» **Records**
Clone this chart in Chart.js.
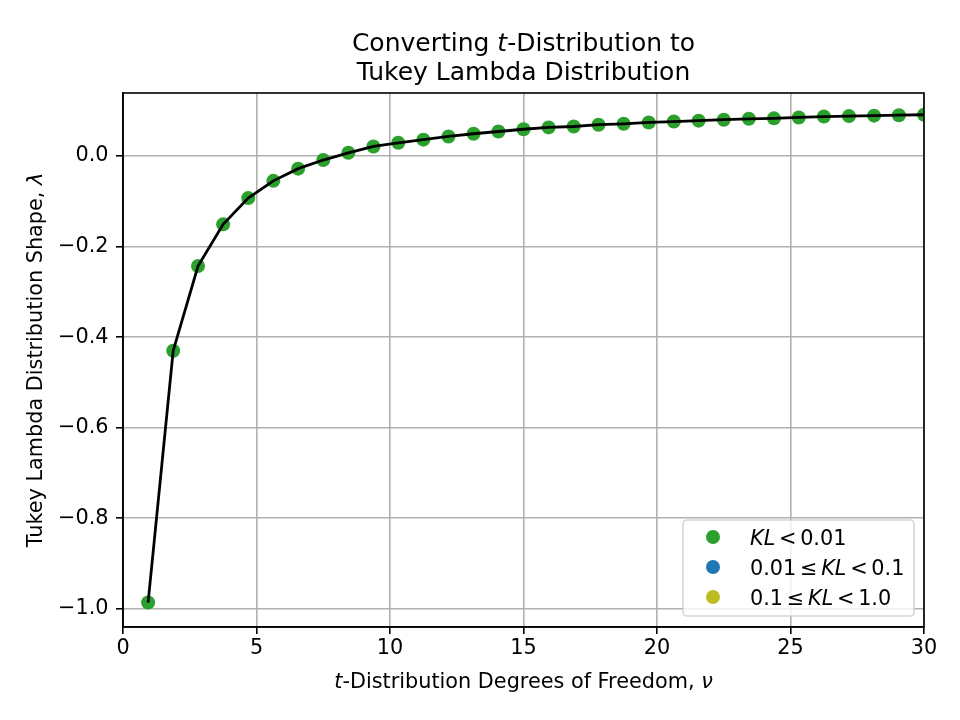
<!DOCTYPE html>
<html>
<head>
<meta charset="utf-8">
<script src="https://cdn.jsdelivr.net/npm/chart.js@4/dist/chart.umd.min.js"></script>
<style>
  html, body { margin: 0; background: #fff; }
</style>
</head>
<body>
<canvas id="graph-area" width="960" height="720"></canvas>
<script>
// degrees of freedom (x) and fitted Tukey lambda shape (y)
const dof = [0.94, 1.88, 2.81, 3.75, 4.69, 5.63, 6.56, 7.5, 8.44, 9.38, 10.31, 11.25,
  12.19, 13.13, 14.06, 15, 15.94, 16.88, 17.81, 18.75, 19.69, 20.63, 21.56, 22.5,
  23.44, 24.38, 25.31, 26.25, 27.19, 28.13, 29.06, 30];
const lambdaShape = [-0.986, -0.430, -0.243, -0.151, -0.093, -0.055, -0.028, -0.009,
  0.007, 0.021, 0.029, 0.036, 0.043, 0.049, 0.054, 0.059, 0.063, 0.065, 0.069, 0.071,
  0.074, 0.076, 0.078, 0.080, 0.082, 0.083, 0.085, 0.087, 0.088, 0.089, 0.090, 0.091];
// no points fall in the two higher KL bins
const lambdaMidKL = [];
const lambdaHighKL = [];

const xTicks = [0, 5, 10, 15, 20, 25, 30];
const yTicks = [-1.0, -0.8, -0.6, -0.4, -0.2, 0.0];

const FONT = '"DejaVu Sans", "Liberation Sans", sans-serif';
const GREEN = '#2ca02c', BLUE = '#1f77b4', OLIVE = '#bcbd22';

// rich text pieces: i = italic (mathtext), sp = thin math space
const titleLines = [
  [{t: 'Converting '}, {t: 't', i: true}, {t: '-Distribution to'}],
  [{t: 'Tukey Lambda Distribution'}]
];
const xLabel = [{t: 't', i: true}, {t: '-Distribution Degrees of Freedom, '}, {t: 'ν', i: true}];
const yLabel = [{t: 'Tukey Lambda Distribution Shape, '}, {t: 'λ', i: true}];
const SP = {sp: true};
const legendItems = [
  {color: GREEN, parts: [{t: 'KL', i: true}, SP, {t: '<'}, SP, {t: '0.01'}]},
  {color: BLUE, parts: [{t: '0.01'}, SP, {t: '≤'}, SP, {t: 'KL', i: true}, SP, {t: '<'}, SP, {t: '0.1'}]},
  {color: OLIVE, parts: [{t: '0.1'}, SP, {t: '≤'}, SP, {t: 'KL', i: true}, SP, {t: '<'}, SP, {t: '1.0'}]}
];

function partWidth(ctx, p, size) {
  if (p.sp) return 0.18 * size;
  ctx.font = (p.i ? 'italic ' : '') + size + 'px ' + FONT;
  return ctx.measureText(p.t).width;
}

function drawRich(ctx, parts, x, y, size, align) {
  const total = parts.reduce((w, p) => w + partWidth(ctx, p, size), 0);
  let cx = align === 'center' ? x - total / 2 : x;
  ctx.textAlign = 'left';
  ctx.textBaseline = 'alphabetic';
  ctx.fillStyle = '#000';
  parts.forEach(p => {
    const w = partWidth(ctx, p, size);
    if (!p.sp) ctx.fillText(p.t, cx, y);
    cx += w;
  });
}

const decorations = {
  id: 'decorations',
  afterDatasetsDraw(chart) {
    const ctx = chart.ctx;
    const a = chart.chartArea;
    ctx.save();
    // full frame (top/right spines)
    ctx.strokeStyle = '#000';
    ctx.lineWidth = 1.6;
    ctx.strokeRect(a.left, a.top, a.right - a.left, a.bottom - a.top);

    // title
    const cx = (a.left + a.right) / 2;
    drawRich(ctx, titleLines[0], cx, 51, 25, 'center');
    drawRich(ctx, titleLines[1], cx, 80, 25, 'center');

    // axis labels
    drawRich(ctx, xLabel, cx, 688, 20.8, 'center');
    ctx.save();
    ctx.translate(42, (a.top + a.bottom) / 2);
    ctx.rotate(-Math.PI / 2);
    drawRich(ctx, yLabel, 0, 0, 20.8, 'center');
    ctx.restore();

    // legend
    const bw = 231, bh = 96;
    const bx = a.right - 10 - bw, by = a.bottom - 11 - bh;
    ctx.beginPath();
    ctx.roundRect(bx, by, bw, bh, 4);
    ctx.fillStyle = 'rgba(255,255,255,0.8)';
    ctx.fill();
    ctx.strokeStyle = 'rgba(204,204,204,0.8)';
    ctx.lineWidth = 1.6;
    ctx.stroke();
    legendItems.forEach((item, k) => {
      const yy = by + 17 + k * 30;
      ctx.beginPath();
      ctx.arc(bx + 30, yy, 7, 0, Math.PI * 2);
      ctx.fillStyle = item.color;
      ctx.fill();
      drawRich(ctx, item.parts, bx + 67, yy + 7.5, 20.8, 'left');
    });
    ctx.restore();
  }
};

const toPoints = ys => ys.map((y, i) => ({x: dof[i], y}));

const ctx = document.querySelector('#graph-area').getContext('2d');
new Chart(ctx, {
  type: 'scatter',
  data: {
    datasets: [
      {
        label: 'fit',
        data: toPoints(lambdaShape),
        showLine: true,
        borderColor: '#000',
        borderWidth: 2.8,
        pointRadius: 0,
        clip: 0,
        order: 0
      },
      {label: 'KL < 0.01', data: toPoints(lambdaShape), backgroundColor: GREEN,
        borderWidth: 0, pointRadius: 7, clip: 0, order: 1},
      {label: '0.01 ≤ KL < 0.1', data: toPoints(lambdaMidKL), backgroundColor: BLUE,
        borderWidth: 0, pointRadius: 7, clip: 0, order: 2},
      {label: '0.1 ≤ KL < 1.0', data: toPoints(lambdaHighKL), backgroundColor: OLIVE,
        borderWidth: 0, pointRadius: 7, clip: 0, order: 3}
    ]
  },
  options: {
    responsive: false,
    animation: false,
    layout: {padding: {top: 93, right: 36, left: 0, bottom: 0}},
    plugins: {legend: {display: false}, title: {display: false}, tooltip: {enabled: false}},
    scales: {
      x: {
        type: 'linear',
        min: 0,
        max: 30,
        afterFit: s => { s.height = 93; },
        afterBuildTicks: s => { s.ticks = xTicks.map(v => ({value: v})); },
        grid: {color: '#b0b0b0', lineWidth: 1.6, tickColor: '#000', tickLength: 7, tickWidth: 1.6},
        border: {color: '#000', width: 1.6},
        ticks: {color: '#000', font: {family: FONT, size: 20.8}, padding: 2, maxRotation: 0,
          callback: v => String(v)}
      },
      y: {
        type: 'linear',
        min: -1.04,
        max: 0.139,
        afterFit: s => { s.width = 123; },
        afterBuildTicks: s => { s.ticks = yTicks.map(v => ({value: v})); },
        grid: {color: '#b0b0b0', lineWidth: 1.6, tickColor: '#000', tickLength: 7, tickWidth: 1.6},
        border: {color: '#000', width: 1.6},
        ticks: {color: '#000', font: {family: FONT, size: 20.8}, padding: 7.5,
          callback: v => v.toFixed(1).replace('-', '\u2212')}
      }
    }
  },
  plugins: [decorations]
});
</script>
</body>
</html>
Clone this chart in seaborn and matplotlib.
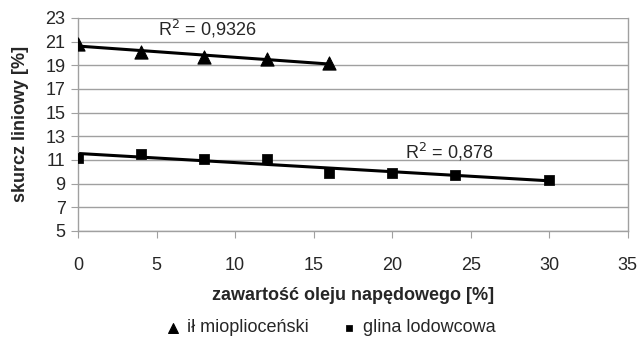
import matplotlib
matplotlib.use("Agg")
import matplotlib.pyplot as plt
import seaborn as sns
import numpy as np
import pandas as pd

x_il = [0, 4, 8, 12, 16]
y_il = [20.8, 20.1, 19.7, 19.5, 19.2]
x_gl = [0, 4, 8, 12, 16, 20, 24, 30]
y_gl = [11.2, 11.5, 11.05, 11.05, 9.9, 9.85, 9.7, 9.3]
labels = ["ił mioplioceński", "glina lodowcowa"]
r2_labels = ["R$^2$ = 0,9326", "R$^2$ = 0,878"]

sns.set_style("white")
plt.rcParams['font.family'] = ['Liberation Sans', 'DejaVu Sans']

fig = plt.figure(figsize=(6.4, 3.38), dpi=100)
ax = fig.add_axes([0.122, 0.317, 0.859, 0.63])

df1 = pd.DataFrame({"x": x_il, "y": y_il})
df2 = pd.DataFrame({"x": x_gl, "y": y_gl})

for v in range(5, 24, 2):
    ax.axhline(v, color="#a0a0a0", lw=1.0, zorder=0)

sns.regplot(data=df1, x="x", y="y", ax=ax, scatter=False, ci=None,
            line_kws=dict(color="black", lw=2.2, zorder=2))
sns.regplot(data=df2, x="x", y="y", ax=ax, scatter=False, ci=None,
            line_kws=dict(color="black", lw=2.2, zorder=2))
sns.scatterplot(data=df1, x="x", y="y", ax=ax, marker="^", s=90, color="black",
                edgecolor="black", label=labels[0], zorder=3)
sns.scatterplot(data=df2, x="x", y="y", ax=ax, marker="s", s=45, color="black",
                edgecolor="black", label=labels[1], zorder=3)

ax.text(8.2, 22.05, r2_labels[0], ha="center", va="center", fontsize=13)
ax.text(23.6, 11.7, r2_labels[1], ha="center", va="center", fontsize=13)

ax.set_xlim(0, 35)
ax.set_ylim(5, 23)
ax.set_xticks(range(0, 36, 5))
ax.set_yticks(range(5, 24, 2))
ax.tick_params(axis="both", labelsize=13, length=5, color="#a0a0a0", direction="out",
               bottom=True, left=True)
ax.tick_params(axis="x", pad=14)
ax.tick_params(axis="y", pad=4)
for s in ["top"]:
    ax.spines[s].set_visible(False)
for s in ["left", "bottom", "right"]:
    ax.spines[s].set_color("#a0a0a0")
    ax.spines[s].set_linewidth(1.0)

ax.set_xlabel("zawartość oleju napędowego [%]", fontsize=13, fontweight="bold", labelpad=9)
ax.set_ylabel("skurcz liniowy [%]", fontsize=13, fontweight="bold", labelpad=12)

ax.legend(loc="center", bbox_to_anchor=(0.45, -0.455), ncol=2, frameon=False,
          fontsize=13, handletextpad=-0.2, columnspacing=1.2, markerscale=0.75)

fig.savefig("out.png", dpi=100)
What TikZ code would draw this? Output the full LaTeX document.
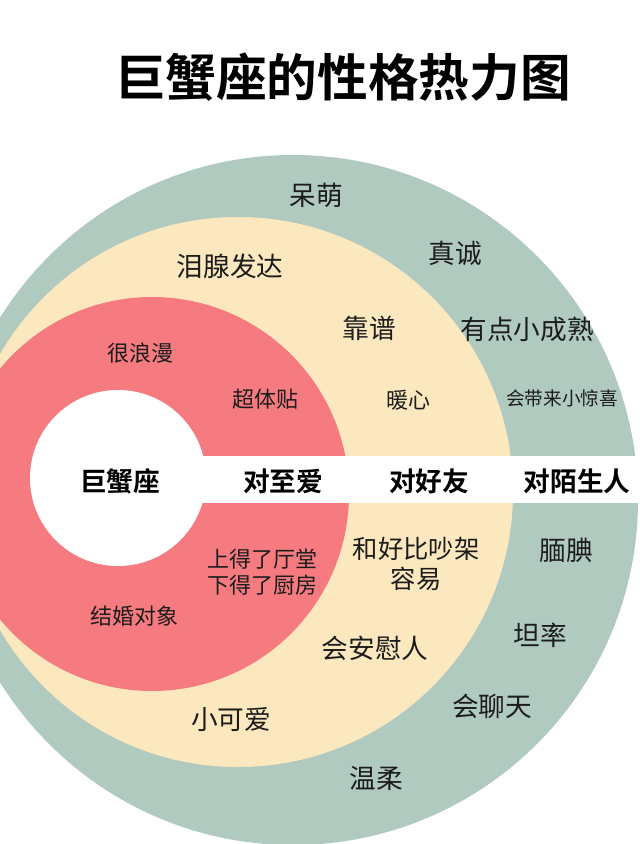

» **Work required**
Copy only what runs above from the line containing "Clone this chart in seaborn and matplotlib." through the line containing "ax.spines[s].set_linewidth(1.0)", exactly. Leave out the pictures.

» **Written response**
Clone this chart in seaborn and matplotlib.
import matplotlib
matplotlib.use("Agg")
import matplotlib.pyplot as plt
import seaborn as sns
import numpy as np
import pandas as pd

x_il = [0, 4, 8, 12, 16]
y_il = [20.8, 20.1, 19.7, 19.5, 19.2]
x_gl = [0, 4, 8, 12, 16, 20, 24, 30]
y_gl = [11.2, 11.5, 11.05, 11.05, 9.9, 9.85, 9.7, 9.3]
labels = ["ił mioplioceński", "glina lodowcowa"]
r2_labels = ["R$^2$ = 0,9326", "R$^2$ = 0,878"]

sns.set_style("white")
plt.rcParams['font.family'] = ['Liberation Sans', 'DejaVu Sans']

fig = plt.figure(figsize=(6.4, 3.38), dpi=100)
ax = fig.add_axes([0.122, 0.317, 0.859, 0.63])

df1 = pd.DataFrame({"x": x_il, "y": y_il})
df2 = pd.DataFrame({"x": x_gl, "y": y_gl})

for v in range(5, 24, 2):
    ax.axhline(v, color="#a0a0a0", lw=1.0, zorder=0)

sns.regplot(data=df1, x="x", y="y", ax=ax, scatter=False, ci=None,
            line_kws=dict(color="black", lw=2.2, zorder=2))
sns.regplot(data=df2, x="x", y="y", ax=ax, scatter=False, ci=None,
            line_kws=dict(color="black", lw=2.2, zorder=2))
sns.scatterplot(data=df1, x="x", y="y", ax=ax, marker="^", s=90, color="black",
                edgecolor="black", label=labels[0], zorder=3)
sns.scatterplot(data=df2, x="x", y="y", ax=ax, marker="s", s=45, color="black",
                edgecolor="black", label=labels[1], zorder=3)

ax.text(8.2, 22.05, r2_labels[0], ha="center", va="center", fontsize=13)
ax.text(23.6, 11.7, r2_labels[1], ha="center", va="center", fontsize=13)

ax.set_xlim(0, 35)
ax.set_ylim(5, 23)
ax.set_xticks(range(0, 36, 5))
ax.set_yticks(range(5, 24, 2))
ax.tick_params(axis="both", labelsize=13, length=5, color="#a0a0a0", direction="out",
               bottom=True, left=True)
ax.tick_params(axis="x", pad=14)
ax.tick_params(axis="y", pad=4)
for s in ["top"]:
    ax.spines[s].set_visible(False)
for s in ["left", "bottom", "right"]:
    ax.spines[s].set_color("#a0a0a0")
    ax.spines[s].set_linewidth(1.0)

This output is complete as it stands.